In Cleveland, Smith was a prominent leader of the Hunters' Lodge, a paramilitary organization which aligned itself with Canadian anti-royalist rebellions taking place in 1837 and 1838. After the rebels declared a new Republic of Canada, Smith was elected its president at a convention of Hunters' Lodges in Cleveland in September 1838. The Lodges were organized much like the Freemasons, of which Smith was also a member. In sympathy with the Canadian rebellion, the Hunters' Lodges launched the Patriot War against Canada in 1838, but it was ultimately unsuccessful due to the combined efforts of both the American and British governments.

Wisconsin

Smith moved to Milwaukee around 1842, and established a law practice. In December 1844, he was elected High Priest of the Milwaukee Royal Arch Chapter. The Grand Lodge of Wisconsin was formed on December 18, 1843, composed of three lodges. By 1845, Smith was appointed deputy Grand Master of the Grand Lodge.

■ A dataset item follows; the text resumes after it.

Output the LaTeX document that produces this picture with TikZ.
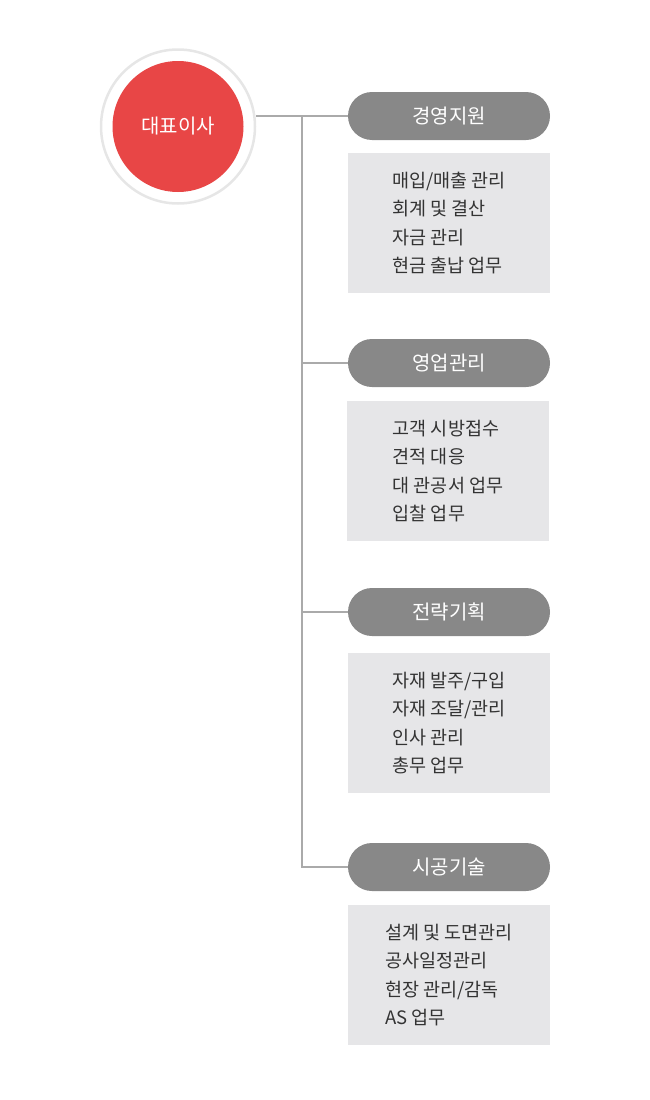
\documentclass[tikz,border=0pt]{standalone}
\usepackage{fontspec}
\setmainfont{Noto Sans CJK KR}
\usepackage{tikz}

\definecolor{ceored}{HTML}{E84646}
\definecolor{ringgray}{HTML}{E6E6E6}
\definecolor{pillgray}{HTML}{888888}
\definecolor{boxgray}{HTML}{E6E6E8}
\definecolor{linkgray}{HTML}{AAAAAA}
\definecolor{textgray}{HTML}{333333}

\begin{document}
\begin{tikzpicture}[x=1pt,y=-1pt,
  ring/.style={circle,draw=ringgray,line width=2.5pt,fill=white,minimum size=154pt,inner sep=0pt},
  ceo/.style={circle,fill=ceored,text=white,minimum size=131pt,inner sep=0pt,font=\fontsize{20}{24}\selectfont},
  dept/.style={rectangle,rounded corners=24pt,fill=pillgray,text=white,minimum width=202pt,minimum height=48pt,inner sep=0pt,font=\fontsize{20}{24}\selectfont},
  duty/.style={rectangle,fill=boxgray,text=textgray,minimum width=202pt,minimum height=140pt,inner sep=0pt,align=left,font=\fontsize{18.5}{28.5}\selectfont},
  link/.style={draw=linkgray,line width=1.2pt}]
\useasboundingbox (0,0) rectangle (650,1100);

\node[ring] (ring) at (178,126.5) {};
\node[ceo] (ceo) at (178,126.5) {대표이사};

\node[dept] (mgmt) at (449,116) {경영지원};
\node[duty] (mgmtbox) at (449,223) {매입/매출 관리\\회계 및 결산\\자금 관리\\현금 출납 업무};

\node[dept] (sales) at (449,363) {영업관리};
\node[duty] (salesbox) at (448,471) {고객 시방접수\\견적 대응\\대 관공서 업무\\입찰 업무};

\node[dept] (plan) at (449,612) {전략기획};
\node[duty] (planbox) at (449,723) {자재 발주/구입\\자재 조달/관리\\인사 관리\\총무 업무};

\node[dept] (tech) at (449,867) {시공기술};
\node[duty] (techbox) at (449,975) {설계 및 도면관리\\공사일정관리\\현장 관리/감독\\AS 업무};

% connectors
\coordinate (trunk) at (302,116);
\draw[link] (ring.east |- mgmt.west) -- (mgmt.west);
\draw[link] (trunk) |- (tech.west);
\draw[link] (trunk |- sales.west) -- (sales.west);
\draw[link] (trunk |- plan.west) -- (plan.west);
\end{tikzpicture}
\end{document}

He was a candidate for Mayor of Milwaukee in 1851, but was unsuccessful.

Supreme Court

In 1853, he was elected to the newly established Wisconsin Supreme Court. One of his most famous decisions was the case In Re: Booth, in 1854, in which abolitionist Sherman Booth was charged with assisting the escape of former slave Joshua Glover in violation of the Fugitive Slave Act of 1850. Booth's attorney, Byron Paine, sought relief from the Wisconsin Supreme Court and obtained an order from Judge Smith freeing booth and ruling that the Fugitive Slave Act was an unconstitutional usurpation of state authority. His decision was challenged before the full Wisconsin Supreme Court by United States Attorney John Sharpstein, but the full court unanimously concurred that the arrest order for Booth was defective, and, in a 2-1 decision, concurred that the Fugitive Slave Act was unconstitutional. Wisconsin was the first state to declare the Fugitive Slave Act to be unconstitutional, and the case was an important precedent in state attempts at nullification of federal law in the years leading up to the American Civil War.
The decision, however, did not stand, as it was then challenged in federal court. It eventually reached the Supreme Court of the United States in the 1859 case of Ableman v. Booth. The Supreme Court overturned the Wisconsin decision and asserted the Supremacy Clause required that state courts could not be allowed to invalidate the decisions of federal courts. Booth was ultimately pardoned by President James Buchanan at the request of United States district judge Andrew G. Miller.
Smith was not renominated for another term on the Court, though he was replaced by ideological ally Byron Paine, who had been the attorney for Sherman Booth.

Later years

He continued to reside in Milwaukee and practiced law until 1861, when, at the outbreak of the American Civil War, he was appointed to the federal revenue service in South Carolina, where he worked until his death.
He became ill in the summer of 1865 and traveled to New York City by steam boat from Hilton Head, South Carolina. He arrived in an exhausted and deteriorating condition and died in New York on June 3, 1865; his remains were returned to Milwaukee for interment.